Internships are not a new idea in college athletics, especially at Penn. The Division of Recreation and Intercollegiate Athletics (DRIA) has been helping to develop young people through internships for more than two decades. But in the past year, a more formal and centralized internship program has proven to be beneficial to both Penn Athletics and the college students who have filled roles within the Division.
“The idea was not to reinvent the wheel. Penn Athletics has had internships for almost 20 years,” says Josh LaRosa, associate athletics director/external operations. “We wanted to centralize our internship program, taking what some of our departments have been doing very well and implementing that process throughout the Division to support all of our intercollegiate programs and departments.”
In the first year of the formalized program in 2022-23, Penn Athletics has doubled its internship pool from 25 to 50. Long-standing relationships with Drexel and Temple continue to provide a number of interns to the Division, but the goal this year has been to build out the program and cast a wider net.
“A more recent focus has been to dig a little bit deeper on what our individual departments need to see in the qualifications and experiences of the intern and try to make those unique relationships,” LaRosa says. “For example, our creative content and video departments really need true artists. The next step is how do we develop relationships—both internally at Penn as well as with some of the other schools in the city—to provide interns to Penn.”
In September, Penn Athletics welcomed two new Quaker Fellows, essentially full-time paid interns, to the department in Veronica Brancato and Mackenzie Greenfield. Both have become valuable assets to the day-to-day operations of the Division.
A Drexel graduate, Brancato is a true success story, as she has gone from part-time, to a Quaker Fellow, to full-time in the Division’s finance office as a business administrator.

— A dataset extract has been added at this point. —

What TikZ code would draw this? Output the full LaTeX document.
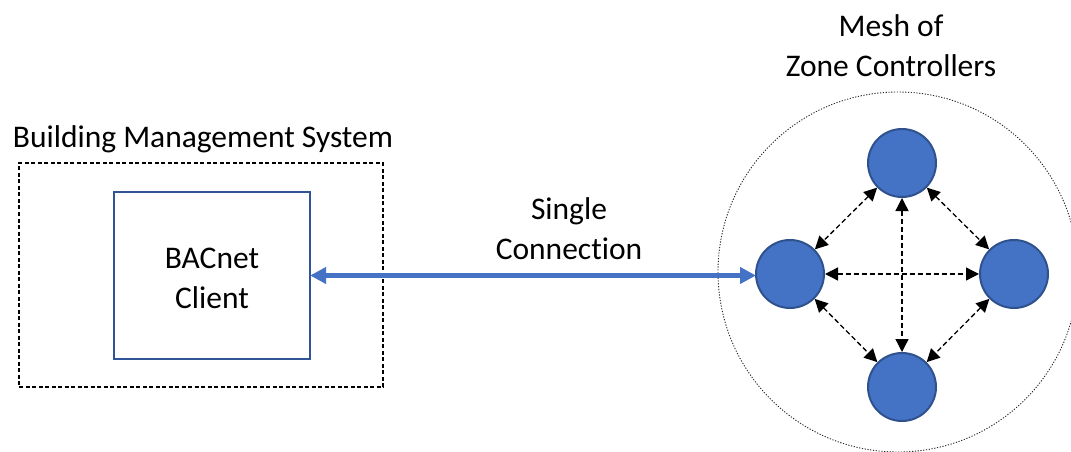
\documentclass[tikz,border=0pt]{standalone}
\usepackage{fontspec}
\setmainfont{Carlito}[Ligatures=NoCommon]
\usetikzlibrary{arrows.meta}
\definecolor{zonefill}{HTML}{4472C4}
\definecolor{zoneedge}{HTML}{2F528F}
\definecolor{boxedge}{HTML}{2F5597}
\tikzset{
  label text/.style={font=\fontsize{31.5}{40}\selectfont, align=center, inner sep=0pt},
  zone/.style={circle, draw=zoneedge, line width=2pt, fill=zonefill, minimum size=68pt, inner sep=0pt},
  client box/.style={draw=boxedge, line width=2.2pt, minimum width=196pt, minimum height=167pt, inner sep=0pt},
  link/.style={draw=zonefill, line width=5pt, {Triangle[length=16pt,width=16pt]}-{Triangle[length=16pt,width=16pt]}, shorten <=-1pt, shorten >=-1pt},
  mesh link/.style={black, line width=1.3pt, dash pattern=on 5pt off 3pt, {Triangle[length=13pt,width=13pt]}-{Triangle[length=13pt,width=13pt]}},
  group box/.style={draw=black, line width=1.1pt, dash pattern=on 4pt off 2.5pt},
  mesh ring/.style={circle, draw=black!85, line width=0.9pt, dash pattern=on 1.2pt off 1.6pt, minimum size=360pt, inner sep=0pt}
}
\begin{document}
\begin{tikzpicture}[x=1pt, y=-1pt]
  \useasboundingbox (0,0) rectangle (1071,452);
  \clip (0,0) rectangle (1071,452);

  % building management system
  \node[group box, minimum width=364pt, minimum height=224pt, inner sep=0pt] (bms) at (201,275) {};
  \node[label text, anchor=base] (bmslabel) at (203,147) {Building Management System};
  \node[client box] (client) at (212,275.5) {};
  \node[label text] (clientlabel) at (212,278) {BACnet\\Client};

  % mesh of zone controllers
  \node[mesh ring] (ring) at (898,272) {};
  \node[label text] (meshlabel) at (891,46) {Mesh of\\Zone Controllers};
  \node[zone] (top) at (902,163) {};
  \node[zone] (left) at (790,274) {};
  \node[zone] (right) at (1014,274) {};
  \node[zone] (bottom) at (902,387) {};

  \draw[mesh link] (top) -- (left);
  \draw[mesh link] (top) -- (right);
  \draw[mesh link] (left) -- (bottom);
  \draw[mesh link] (right) -- (bottom);
  \draw[mesh link] (left) -- (right);
  \draw[mesh link] (top) -- (bottom);

  % single connection
  \draw[link] (client.east) -- (client.east -| left.west);
  \node[label text] (linklabel) at (569,229) {Single\\Connection};
\end{tikzpicture}
\end{document}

Her role as a Quaker Fellow was to run and organize the internship program, which allowed her to create strong relationships both internal and external to the Division.
“Being a Quaker Fellow exposed me a to a lot of people throughout the department,” Brancato says. “My main responsibility was overseeing the internship program and getting it up and running. It was successful pretty quickly, as we more than doubled our number of interns in the first four months.”
Brancato had nothing but positive reflections on her year as a Quaker Fellow, helping get the formalized program off the ground.
“There are a lot of opportunities throughout the department,” she says. “If you are truly interested in working in college athletics and you want to stick around at Penn, there’s a good chance you can make that happen if you do well and make connections and build relationships.”
“We are trying to take a laddered approach to the Division,” LaRosa says. “We want to ensure that we’re providing an educational opportunity and mentorship to these interns. Then there are transitional opportunities to our fellowship program, and from there we are looking at that pool of interns and fellows when hiring full-time employees. Veronica is a great example of that.”
Greenfield is a Quaker Fellow who works in the Office of the Athletic Director, collaborating closely with the administrative team and the T. Gibbs Kane, Jr. W'69 Director of Athletics and Recreation Alanna Shanahan. A former track & field standout at Rider University, Greenfield turned down an opportunity for a market research job to pursue her passion in college athletics.
“I wanted to get my foot in the door but wasn’t sure which aspect of college athletics I wanted to pursue,” Greenfield says. “Everyone I’ve met has reinforced my desire to continue to work in athletics. Everyone has been great, and the experience has been exactly what I’ve hoped for.”
Hunter Taubes is in his second year as the social media and operations intern for the Penn baseball program. A senior at Temple, Taubes has grown the Penn baseball social media accounts into one of the more entertaining follows in college baseball.
“My job is to create content for social media,” Taubes says. “I never thought it was a position that could become a career; it’s just something that I have so much fun doing every day. People say you want to have a job where you get to go to work. I consider myself lucky to be in the position to do that.”
Baseball is a data-driven sport and the same can be said for social media. Taubes’ dry wit and consistent content has led to a 222% increase in Twitter engagements for the baseball account year-over-year in 2022.
Taubes has parlayed his experience with Penn baseball into an internship this summer with the New York Mets in their social media department, a dream job for a kid who grew up going to Shea Stadium and Citi Field.
“I wouldn’t have considered even applying for a social media position if it wasn’t for my Penn experience,” Taubes says. “I’m excited to be at Citi Field, working with the players and team every day. After that, I’d love to be with the Mets or Penn full time; that’s something that I’d be excited for.”
While he may be the most visible intern for Penn baseball, he is not the only one. Head Coach John Yurkow has built his own army of interns within his program, doing deep dives into analytics to help individual players and the team find ways to get a little better.
Luke Castellini and Jackson Handler are two Penn students who are deeply involved in the analysis of the team’s data from Trackman and Rapsodo. Prasham Jobanputra, a Drexel student, has joined the baseball program after an internship this fall with the Penn football team, and helps with analytics and operations as well.
Penn Athletics is looking to continue and grow its internship program for 2023-24 and beyond. With a strong foundation and a number of success stories from year one of the formalized internship program, the future is bright for the college students involved and for the Division of Recreation and Intercollegiate Athletics.